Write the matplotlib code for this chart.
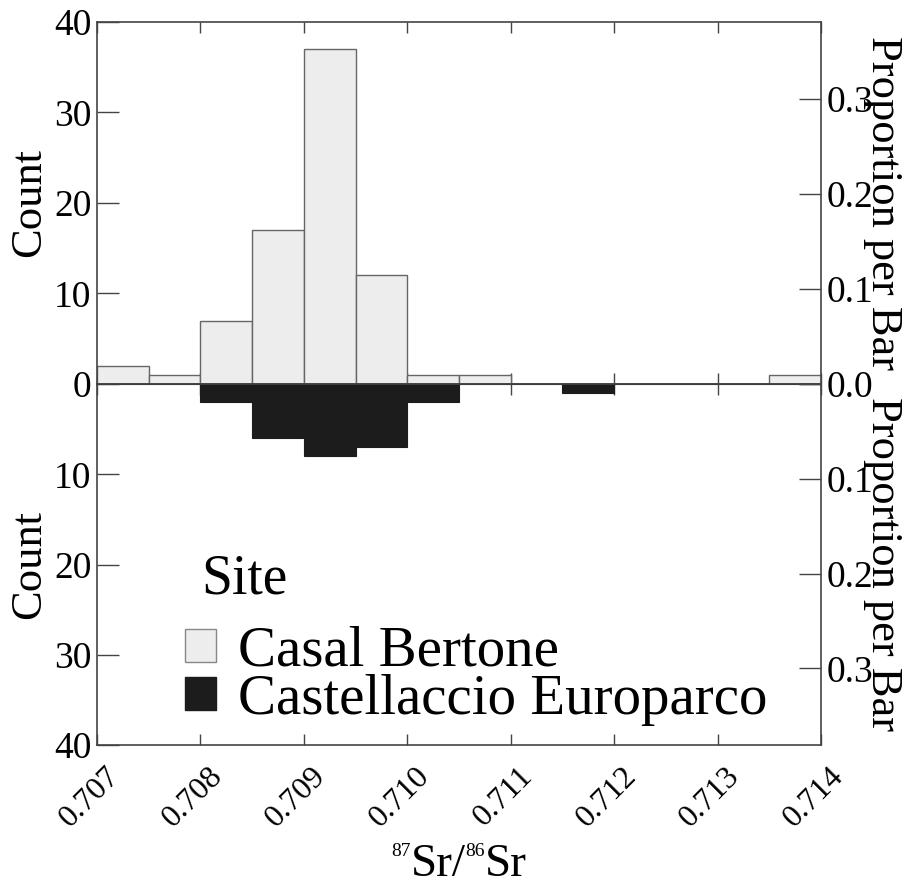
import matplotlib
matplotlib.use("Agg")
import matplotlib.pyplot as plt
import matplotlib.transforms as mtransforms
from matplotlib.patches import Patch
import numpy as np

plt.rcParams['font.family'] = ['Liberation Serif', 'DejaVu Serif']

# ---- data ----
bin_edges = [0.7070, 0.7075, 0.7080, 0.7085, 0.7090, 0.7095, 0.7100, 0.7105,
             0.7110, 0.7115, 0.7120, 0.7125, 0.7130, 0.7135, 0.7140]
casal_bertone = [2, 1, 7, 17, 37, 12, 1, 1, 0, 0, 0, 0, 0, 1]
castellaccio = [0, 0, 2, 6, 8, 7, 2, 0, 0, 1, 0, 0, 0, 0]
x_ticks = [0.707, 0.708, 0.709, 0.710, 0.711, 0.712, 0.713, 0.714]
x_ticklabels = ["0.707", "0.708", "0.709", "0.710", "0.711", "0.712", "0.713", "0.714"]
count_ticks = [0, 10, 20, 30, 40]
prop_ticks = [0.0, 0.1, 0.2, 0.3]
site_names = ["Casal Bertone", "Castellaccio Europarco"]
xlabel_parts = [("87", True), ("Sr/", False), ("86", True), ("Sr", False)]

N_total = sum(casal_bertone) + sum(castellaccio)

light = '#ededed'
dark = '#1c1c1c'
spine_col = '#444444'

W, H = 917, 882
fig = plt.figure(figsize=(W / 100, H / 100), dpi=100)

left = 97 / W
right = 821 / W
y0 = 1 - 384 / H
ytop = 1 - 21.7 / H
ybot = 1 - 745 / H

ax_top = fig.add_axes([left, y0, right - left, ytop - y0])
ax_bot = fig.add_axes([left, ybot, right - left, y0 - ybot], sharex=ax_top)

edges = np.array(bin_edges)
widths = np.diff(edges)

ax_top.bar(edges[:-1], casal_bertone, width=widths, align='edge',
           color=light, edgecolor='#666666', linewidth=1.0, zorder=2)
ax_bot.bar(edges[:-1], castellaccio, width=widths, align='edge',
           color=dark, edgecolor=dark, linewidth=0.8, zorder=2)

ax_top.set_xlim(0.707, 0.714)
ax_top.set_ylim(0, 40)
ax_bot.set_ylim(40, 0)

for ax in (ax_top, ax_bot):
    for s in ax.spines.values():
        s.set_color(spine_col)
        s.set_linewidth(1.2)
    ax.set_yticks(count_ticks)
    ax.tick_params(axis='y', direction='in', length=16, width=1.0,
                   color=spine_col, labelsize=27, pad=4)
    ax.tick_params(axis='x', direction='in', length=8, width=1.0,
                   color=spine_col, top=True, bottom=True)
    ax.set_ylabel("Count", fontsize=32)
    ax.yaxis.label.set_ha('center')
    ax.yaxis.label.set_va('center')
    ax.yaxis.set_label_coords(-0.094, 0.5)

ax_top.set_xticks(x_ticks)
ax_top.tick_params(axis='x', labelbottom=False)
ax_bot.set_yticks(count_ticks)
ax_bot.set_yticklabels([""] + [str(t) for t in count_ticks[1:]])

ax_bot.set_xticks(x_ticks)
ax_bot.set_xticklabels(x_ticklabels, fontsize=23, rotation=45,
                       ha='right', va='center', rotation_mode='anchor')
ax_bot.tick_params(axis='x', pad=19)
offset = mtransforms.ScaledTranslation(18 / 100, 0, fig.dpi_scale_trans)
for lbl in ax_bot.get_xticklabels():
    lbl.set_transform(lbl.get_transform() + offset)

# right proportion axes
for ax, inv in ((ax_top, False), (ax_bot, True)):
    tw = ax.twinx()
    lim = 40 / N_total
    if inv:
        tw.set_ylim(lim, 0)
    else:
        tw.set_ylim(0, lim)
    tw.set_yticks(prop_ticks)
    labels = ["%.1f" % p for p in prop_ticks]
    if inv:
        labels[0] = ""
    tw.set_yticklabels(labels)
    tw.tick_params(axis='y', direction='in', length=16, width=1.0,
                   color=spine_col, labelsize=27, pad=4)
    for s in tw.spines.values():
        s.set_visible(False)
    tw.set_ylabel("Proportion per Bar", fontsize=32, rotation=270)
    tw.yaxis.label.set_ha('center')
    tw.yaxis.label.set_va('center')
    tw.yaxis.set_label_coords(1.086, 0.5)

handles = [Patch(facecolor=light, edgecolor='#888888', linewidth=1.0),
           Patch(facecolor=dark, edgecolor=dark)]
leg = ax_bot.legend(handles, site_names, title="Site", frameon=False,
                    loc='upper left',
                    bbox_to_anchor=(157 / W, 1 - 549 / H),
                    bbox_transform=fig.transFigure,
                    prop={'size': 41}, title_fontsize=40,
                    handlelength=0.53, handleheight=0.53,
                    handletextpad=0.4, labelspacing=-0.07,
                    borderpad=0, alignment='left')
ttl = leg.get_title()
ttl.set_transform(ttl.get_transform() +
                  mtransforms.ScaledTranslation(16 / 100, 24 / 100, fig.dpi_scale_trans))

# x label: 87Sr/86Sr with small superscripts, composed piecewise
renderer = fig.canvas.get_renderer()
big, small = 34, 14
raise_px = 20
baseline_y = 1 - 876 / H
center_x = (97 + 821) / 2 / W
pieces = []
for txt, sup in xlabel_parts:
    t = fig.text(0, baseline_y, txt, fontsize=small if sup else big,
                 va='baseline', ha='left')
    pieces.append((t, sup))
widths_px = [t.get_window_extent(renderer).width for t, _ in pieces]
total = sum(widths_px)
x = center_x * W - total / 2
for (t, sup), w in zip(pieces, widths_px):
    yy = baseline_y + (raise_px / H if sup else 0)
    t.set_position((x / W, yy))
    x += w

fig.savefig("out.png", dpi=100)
----
Objective –
Print out the whole of the material word for word, without pictures.

Expected output –
Write the matplotlib code for this chart.
import matplotlib
matplotlib.use("Agg")
import matplotlib.pyplot as plt
import matplotlib.transforms as mtransforms
from matplotlib.patches import Patch
import numpy as np

plt.rcParams['font.family'] = ['Liberation Serif', 'DejaVu Serif']

# ---- data ----
bin_edges = [0.7070, 0.7075, 0.7080, 0.7085, 0.7090, 0.7095, 0.7100, 0.7105,
             0.7110, 0.7115, 0.7120, 0.7125, 0.7130, 0.7135, 0.7140]
casal_bertone = [2, 1, 7, 17, 37, 12, 1, 1, 0, 0, 0, 0, 0, 1]
castellaccio = [0, 0, 2, 6, 8, 7, 2, 0, 0, 1, 0, 0, 0, 0]
x_ticks = [0.707, 0.708, 0.709, 0.710, 0.711, 0.712, 0.713, 0.714]
x_ticklabels = ["0.707", "0.708", "0.709", "0.710", "0.711", "0.712", "0.713", "0.714"]
count_ticks = [0, 10, 20, 30, 40]
prop_ticks = [0.0, 0.1, 0.2, 0.3]
site_names = ["Casal Bertone", "Castellaccio Europarco"]
xlabel_parts = [("87", True), ("Sr/", False), ("86", True), ("Sr", False)]

N_total = sum(casal_bertone) + sum(castellaccio)

light = '#ededed'
dark = '#1c1c1c'
spine_col = '#444444'

W, H = 917, 882
fig = plt.figure(figsize=(W / 100, H / 100), dpi=100)

left = 97 / W
right = 821 / W
y0 = 1 - 384 / H
ytop = 1 - 21.7 / H
ybot = 1 - 745 / H

ax_top = fig.add_axes([left, y0, right - left, ytop - y0])
ax_bot = fig.add_axes([left, ybot, right - left, y0 - ybot], sharex=ax_top)

edges = np.array(bin_edges)
widths = np.diff(edges)

ax_top.bar(edges[:-1], casal_bertone, width=widths, align='edge',
           color=light, edgecolor='#666666', linewidth=1.0, zorder=2)
ax_bot.bar(edges[:-1], castellaccio, width=widths, align='edge',
           color=dark, edgecolor=dark, linewidth=0.8, zorder=2)

ax_top.set_xlim(0.707, 0.714)
ax_top.set_ylim(0, 40)
ax_bot.set_ylim(40, 0)

for ax in (ax_top, ax_bot):
    for s in ax.spines.values():
        s.set_color(spine_col)
        s.set_linewidth(1.2)
    ax.set_yticks(count_ticks)
    ax.tick_params(axis='y', direction='in', length=16, width=1.0,
                   color=spine_col, labelsize=27, pad=4)
    ax.tick_params(axis='x', direction='in', length=8, width=1.0,
                   color=spine_col, top=True, bottom=True)
    ax.set_ylabel("Count", fontsize=32)
    ax.yaxis.label.set_ha('center')
    ax.yaxis.label.set_va('center')
    ax.yaxis.set_label_coords(-0.094, 0.5)

ax_top.set_xticks(x_ticks)
ax_top.tick_params(axis='x', labelbottom=False)
ax_bot.set_yticks(count_ticks)
ax_bot.set_yticklabels([""] + [str(t) for t in count_ticks[1:]])

ax_bot.set_xticks(x_ticks)
ax_bot.set_xticklabels(x_ticklabels, fontsize=23, rotation=45,
                       ha='right', va='center', rotation_mode='anchor')
ax_bot.tick_params(axis='x', pad=19)
offset = mtransforms.ScaledTranslation(18 / 100, 0, fig.dpi_scale_trans)
for lbl in ax_bot.get_xticklabels():
    lbl.set_transform(lbl.get_transform() + offset)

# right proportion axes
for ax, inv in ((ax_top, False), (ax_bot, True)):
    tw = ax.twinx()
    lim = 40 / N_total
    if inv:
        tw.set_ylim(lim, 0)
    else:
        tw.set_ylim(0, lim)
    tw.set_yticks(prop_ticks)
    labels = ["%.1f" % p for p in prop_ticks]
    if inv:
        labels[0] = ""
    tw.set_yticklabels(labels)
    tw.tick_params(axis='y', direction='in', length=16, width=1.0,
                   color=spine_col, labelsize=27, pad=4)
    for s in tw.spines.values():
        s.set_visible(False)
    tw.set_ylabel("Proportion per Bar", fontsize=32, rotation=270)
    tw.yaxis.label.set_ha('center')
    tw.yaxis.label.set_va('center')
    tw.yaxis.set_label_coords(1.086, 0.5)

handles = [Patch(facecolor=light, edgecolor='#888888', linewidth=1.0),
           Patch(facecolor=dark, edgecolor=dark)]
leg = ax_bot.legend(handles, site_names, title="Site", frameon=False,
                    loc='upper left',
                    bbox_to_anchor=(157 / W, 1 - 549 / H),
                    bbox_transform=fig.transFigure,
                    prop={'size': 41}, title_fontsize=40,
                    handlelength=0.53, handleheight=0.53,
                    handletextpad=0.4, labelspacing=-0.07,
                    borderpad=0, alignment='left')
ttl = leg.get_title()
ttl.set_transform(ttl.get_transform() +
                  mtransforms.ScaledTranslation(16 / 100, 24 / 100, fig.dpi_scale_trans))

# x label: 87Sr/86Sr with small superscripts, composed piecewise
renderer = fig.canvas.get_renderer()
big, small = 34, 14
raise_px = 20
baseline_y = 1 - 876 / H
center_x = (97 + 821) / 2 / W
pieces = []
for txt, sup in xlabel_parts:
    t = fig.text(0, baseline_y, txt, fontsize=small if sup else big,
                 va='baseline', ha='left')
    pieces.append((t, sup))
widths_px = [t.get_window_extent(renderer).width for t, _ in pieces]
total = sum(widths_px)
x = center_x * W - total / 2
for (t, sup), w in zip(pieces, widths_px):
    yy = baseline_y + (raise_px / H if sup else 0)
    t.set_position((x / W, yy))
    x += w

fig.savefig("out.png", dpi=100)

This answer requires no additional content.